start Source data
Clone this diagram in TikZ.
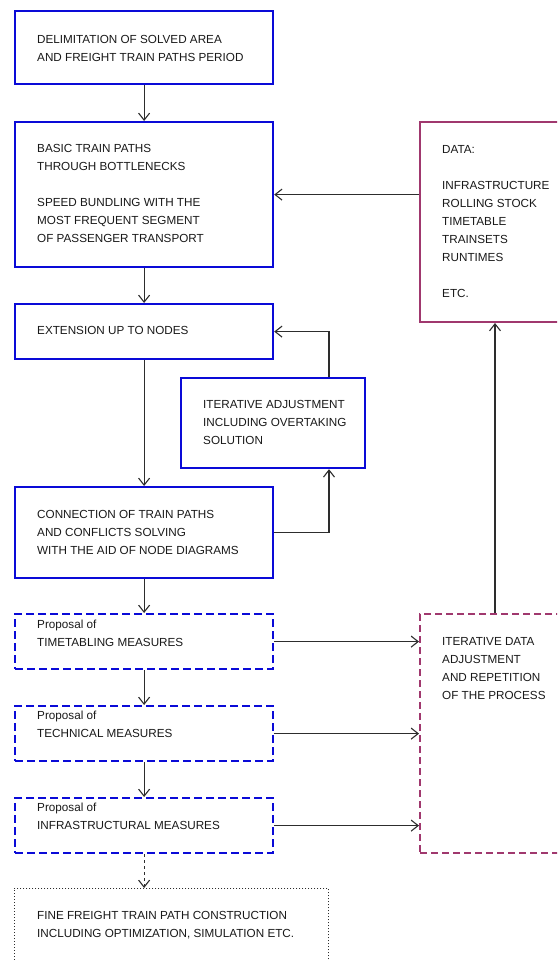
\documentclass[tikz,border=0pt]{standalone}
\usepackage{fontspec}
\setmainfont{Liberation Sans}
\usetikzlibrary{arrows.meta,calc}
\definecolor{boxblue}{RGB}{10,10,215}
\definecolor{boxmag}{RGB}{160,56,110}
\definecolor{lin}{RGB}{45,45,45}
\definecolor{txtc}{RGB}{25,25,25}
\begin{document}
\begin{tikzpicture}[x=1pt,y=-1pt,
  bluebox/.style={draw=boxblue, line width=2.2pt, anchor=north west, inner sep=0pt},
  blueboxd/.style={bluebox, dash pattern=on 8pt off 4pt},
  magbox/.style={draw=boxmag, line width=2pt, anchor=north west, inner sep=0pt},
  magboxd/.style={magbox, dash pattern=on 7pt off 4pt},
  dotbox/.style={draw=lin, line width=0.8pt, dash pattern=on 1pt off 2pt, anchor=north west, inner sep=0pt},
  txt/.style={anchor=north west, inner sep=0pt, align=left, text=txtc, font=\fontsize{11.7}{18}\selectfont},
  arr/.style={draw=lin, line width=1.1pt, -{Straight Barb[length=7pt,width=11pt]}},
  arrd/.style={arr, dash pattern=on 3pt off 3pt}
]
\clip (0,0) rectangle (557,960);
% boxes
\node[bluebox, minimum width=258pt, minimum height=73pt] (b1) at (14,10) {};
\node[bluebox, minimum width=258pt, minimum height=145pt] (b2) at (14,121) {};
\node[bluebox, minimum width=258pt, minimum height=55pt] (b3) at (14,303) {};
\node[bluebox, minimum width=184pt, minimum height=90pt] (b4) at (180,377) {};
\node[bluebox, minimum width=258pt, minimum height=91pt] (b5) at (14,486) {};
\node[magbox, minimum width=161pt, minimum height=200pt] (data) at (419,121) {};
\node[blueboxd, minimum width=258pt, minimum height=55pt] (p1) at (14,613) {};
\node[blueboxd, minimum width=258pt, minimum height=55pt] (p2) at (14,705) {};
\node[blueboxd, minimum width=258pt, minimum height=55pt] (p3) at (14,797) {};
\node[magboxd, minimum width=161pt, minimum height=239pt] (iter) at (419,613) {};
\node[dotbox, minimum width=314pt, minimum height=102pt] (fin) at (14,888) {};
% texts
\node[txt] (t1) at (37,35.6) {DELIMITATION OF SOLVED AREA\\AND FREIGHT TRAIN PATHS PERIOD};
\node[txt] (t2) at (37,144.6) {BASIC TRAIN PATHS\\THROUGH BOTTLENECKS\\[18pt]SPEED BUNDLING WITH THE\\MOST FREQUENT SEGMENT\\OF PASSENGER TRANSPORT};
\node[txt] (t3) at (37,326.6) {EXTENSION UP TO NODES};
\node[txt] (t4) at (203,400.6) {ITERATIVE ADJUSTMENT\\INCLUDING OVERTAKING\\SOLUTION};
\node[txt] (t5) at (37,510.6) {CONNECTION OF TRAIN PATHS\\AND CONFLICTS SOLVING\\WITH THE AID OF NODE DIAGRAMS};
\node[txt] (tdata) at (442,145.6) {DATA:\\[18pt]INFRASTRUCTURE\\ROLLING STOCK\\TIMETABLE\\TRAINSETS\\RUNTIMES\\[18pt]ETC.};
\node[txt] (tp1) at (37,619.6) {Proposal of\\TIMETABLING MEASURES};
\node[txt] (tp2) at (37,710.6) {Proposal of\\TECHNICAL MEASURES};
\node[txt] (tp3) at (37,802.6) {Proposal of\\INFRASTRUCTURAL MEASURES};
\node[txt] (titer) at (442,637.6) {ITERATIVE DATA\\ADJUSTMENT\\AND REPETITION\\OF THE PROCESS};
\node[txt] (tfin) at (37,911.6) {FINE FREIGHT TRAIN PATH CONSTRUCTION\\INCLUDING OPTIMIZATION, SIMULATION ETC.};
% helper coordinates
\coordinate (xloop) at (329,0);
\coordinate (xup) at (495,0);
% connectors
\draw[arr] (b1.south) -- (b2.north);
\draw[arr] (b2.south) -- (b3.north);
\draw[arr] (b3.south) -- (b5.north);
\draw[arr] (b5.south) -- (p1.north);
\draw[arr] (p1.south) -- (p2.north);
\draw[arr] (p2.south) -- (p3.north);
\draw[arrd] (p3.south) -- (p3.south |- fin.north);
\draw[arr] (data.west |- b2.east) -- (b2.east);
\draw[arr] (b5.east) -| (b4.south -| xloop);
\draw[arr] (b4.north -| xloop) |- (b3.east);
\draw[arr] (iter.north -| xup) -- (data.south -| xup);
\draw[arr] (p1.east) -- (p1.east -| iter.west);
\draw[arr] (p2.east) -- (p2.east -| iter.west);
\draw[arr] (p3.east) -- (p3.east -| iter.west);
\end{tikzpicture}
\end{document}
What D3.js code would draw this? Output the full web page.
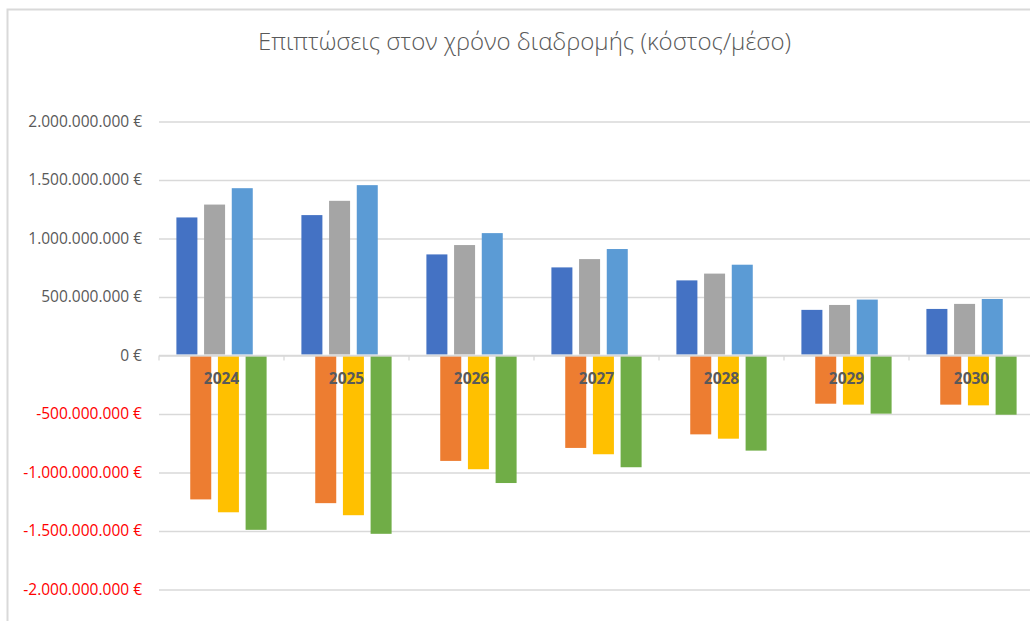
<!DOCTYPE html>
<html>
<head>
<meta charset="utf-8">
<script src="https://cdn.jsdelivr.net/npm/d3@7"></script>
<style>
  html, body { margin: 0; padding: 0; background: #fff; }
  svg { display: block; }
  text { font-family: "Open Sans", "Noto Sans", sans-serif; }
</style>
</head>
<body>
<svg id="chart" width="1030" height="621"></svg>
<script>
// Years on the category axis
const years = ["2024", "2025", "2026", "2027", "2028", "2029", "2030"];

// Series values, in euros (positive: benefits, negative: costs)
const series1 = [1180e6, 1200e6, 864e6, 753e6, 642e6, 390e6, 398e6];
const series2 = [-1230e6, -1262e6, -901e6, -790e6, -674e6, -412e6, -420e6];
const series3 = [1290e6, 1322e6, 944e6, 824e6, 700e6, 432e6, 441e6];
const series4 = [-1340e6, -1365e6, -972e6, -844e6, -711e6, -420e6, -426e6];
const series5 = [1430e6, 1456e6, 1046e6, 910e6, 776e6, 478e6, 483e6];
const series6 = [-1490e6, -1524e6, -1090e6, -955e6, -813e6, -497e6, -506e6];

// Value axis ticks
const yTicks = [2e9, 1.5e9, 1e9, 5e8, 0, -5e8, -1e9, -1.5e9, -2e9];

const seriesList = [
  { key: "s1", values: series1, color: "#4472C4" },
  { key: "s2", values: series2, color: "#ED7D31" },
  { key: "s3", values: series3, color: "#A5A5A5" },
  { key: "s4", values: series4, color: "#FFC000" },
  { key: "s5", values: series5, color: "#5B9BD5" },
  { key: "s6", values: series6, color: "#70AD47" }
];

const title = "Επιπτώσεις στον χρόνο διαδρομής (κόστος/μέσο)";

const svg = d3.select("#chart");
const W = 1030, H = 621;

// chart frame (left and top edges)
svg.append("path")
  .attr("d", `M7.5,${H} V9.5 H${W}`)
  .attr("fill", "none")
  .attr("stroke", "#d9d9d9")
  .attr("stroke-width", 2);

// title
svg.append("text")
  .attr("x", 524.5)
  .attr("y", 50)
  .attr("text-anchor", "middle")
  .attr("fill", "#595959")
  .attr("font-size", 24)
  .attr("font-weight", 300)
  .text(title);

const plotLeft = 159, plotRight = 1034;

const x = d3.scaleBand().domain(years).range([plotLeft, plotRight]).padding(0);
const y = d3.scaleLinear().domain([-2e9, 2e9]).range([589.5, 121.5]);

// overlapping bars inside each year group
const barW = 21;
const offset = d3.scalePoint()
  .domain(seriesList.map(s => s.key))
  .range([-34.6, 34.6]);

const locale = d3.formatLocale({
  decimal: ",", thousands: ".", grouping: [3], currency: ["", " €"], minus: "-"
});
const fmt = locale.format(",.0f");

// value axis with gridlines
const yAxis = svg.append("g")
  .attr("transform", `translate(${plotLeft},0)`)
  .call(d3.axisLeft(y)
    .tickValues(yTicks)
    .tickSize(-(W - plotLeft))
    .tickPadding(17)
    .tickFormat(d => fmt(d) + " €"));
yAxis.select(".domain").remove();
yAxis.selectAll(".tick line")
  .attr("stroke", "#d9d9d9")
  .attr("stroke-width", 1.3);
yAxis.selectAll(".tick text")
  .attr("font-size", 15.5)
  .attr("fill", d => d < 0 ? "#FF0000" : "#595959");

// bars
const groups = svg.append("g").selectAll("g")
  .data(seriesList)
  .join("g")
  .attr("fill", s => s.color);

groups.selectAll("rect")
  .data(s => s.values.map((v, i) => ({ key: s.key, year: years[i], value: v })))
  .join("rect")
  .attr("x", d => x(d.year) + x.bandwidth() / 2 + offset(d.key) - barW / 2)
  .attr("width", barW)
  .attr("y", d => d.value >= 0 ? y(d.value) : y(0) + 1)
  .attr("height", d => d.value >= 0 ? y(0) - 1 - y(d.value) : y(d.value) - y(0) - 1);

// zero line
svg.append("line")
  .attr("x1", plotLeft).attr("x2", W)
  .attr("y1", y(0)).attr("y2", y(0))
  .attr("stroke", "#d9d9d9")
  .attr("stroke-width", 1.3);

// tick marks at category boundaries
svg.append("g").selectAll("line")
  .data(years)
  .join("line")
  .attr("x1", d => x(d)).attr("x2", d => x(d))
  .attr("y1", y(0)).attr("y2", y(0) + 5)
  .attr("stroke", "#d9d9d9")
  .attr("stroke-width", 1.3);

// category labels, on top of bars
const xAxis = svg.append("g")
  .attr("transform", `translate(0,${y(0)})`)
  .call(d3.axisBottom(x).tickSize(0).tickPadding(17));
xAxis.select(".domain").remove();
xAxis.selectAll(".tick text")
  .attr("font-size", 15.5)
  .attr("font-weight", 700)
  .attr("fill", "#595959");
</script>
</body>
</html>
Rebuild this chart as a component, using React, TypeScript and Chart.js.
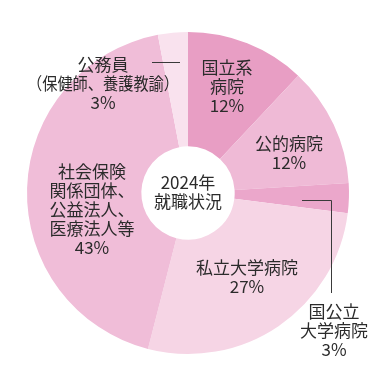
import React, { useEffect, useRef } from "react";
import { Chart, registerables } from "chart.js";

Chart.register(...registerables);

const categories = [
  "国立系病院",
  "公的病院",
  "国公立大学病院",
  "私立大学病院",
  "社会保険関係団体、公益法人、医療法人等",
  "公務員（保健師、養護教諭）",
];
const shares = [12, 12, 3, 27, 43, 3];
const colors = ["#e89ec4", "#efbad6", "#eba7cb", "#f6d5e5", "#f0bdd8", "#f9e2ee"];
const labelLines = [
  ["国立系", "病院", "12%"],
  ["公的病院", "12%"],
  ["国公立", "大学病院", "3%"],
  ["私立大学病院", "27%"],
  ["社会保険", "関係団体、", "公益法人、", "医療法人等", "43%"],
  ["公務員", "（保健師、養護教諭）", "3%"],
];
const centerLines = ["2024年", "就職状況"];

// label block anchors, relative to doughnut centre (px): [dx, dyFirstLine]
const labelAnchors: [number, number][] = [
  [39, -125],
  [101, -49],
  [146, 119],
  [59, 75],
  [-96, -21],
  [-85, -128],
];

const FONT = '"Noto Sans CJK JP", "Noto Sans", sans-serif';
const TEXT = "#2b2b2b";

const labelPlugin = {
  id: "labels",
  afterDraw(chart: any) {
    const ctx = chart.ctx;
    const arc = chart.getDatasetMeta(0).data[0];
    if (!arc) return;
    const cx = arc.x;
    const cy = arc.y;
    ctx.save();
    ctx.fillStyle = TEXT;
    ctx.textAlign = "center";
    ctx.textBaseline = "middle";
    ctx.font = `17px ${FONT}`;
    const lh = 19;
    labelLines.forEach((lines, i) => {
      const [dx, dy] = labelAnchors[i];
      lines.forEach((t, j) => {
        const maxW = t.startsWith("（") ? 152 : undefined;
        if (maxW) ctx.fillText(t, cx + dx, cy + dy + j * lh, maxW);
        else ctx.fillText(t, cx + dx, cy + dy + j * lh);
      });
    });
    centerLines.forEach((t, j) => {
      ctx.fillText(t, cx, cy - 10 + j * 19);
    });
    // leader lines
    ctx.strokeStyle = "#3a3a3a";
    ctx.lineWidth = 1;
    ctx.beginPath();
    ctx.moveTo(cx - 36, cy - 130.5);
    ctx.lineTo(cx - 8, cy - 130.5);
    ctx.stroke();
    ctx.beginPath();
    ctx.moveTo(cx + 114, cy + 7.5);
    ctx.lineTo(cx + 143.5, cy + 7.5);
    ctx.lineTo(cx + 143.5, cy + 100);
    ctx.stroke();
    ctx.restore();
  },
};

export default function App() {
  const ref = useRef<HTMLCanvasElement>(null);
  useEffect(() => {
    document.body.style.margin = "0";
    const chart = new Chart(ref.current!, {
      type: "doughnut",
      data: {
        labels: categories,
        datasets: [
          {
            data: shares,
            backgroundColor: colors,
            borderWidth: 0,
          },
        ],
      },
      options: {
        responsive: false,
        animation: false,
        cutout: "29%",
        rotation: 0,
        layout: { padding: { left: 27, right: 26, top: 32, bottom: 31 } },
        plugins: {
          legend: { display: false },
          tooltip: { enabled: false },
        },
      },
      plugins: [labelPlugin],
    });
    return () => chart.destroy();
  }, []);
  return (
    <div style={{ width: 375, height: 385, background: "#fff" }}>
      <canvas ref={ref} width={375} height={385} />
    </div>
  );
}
end Source data
Work required —
Count each line of the entries that holds the word "React", then state the total and nothing more.

Finished answer —
2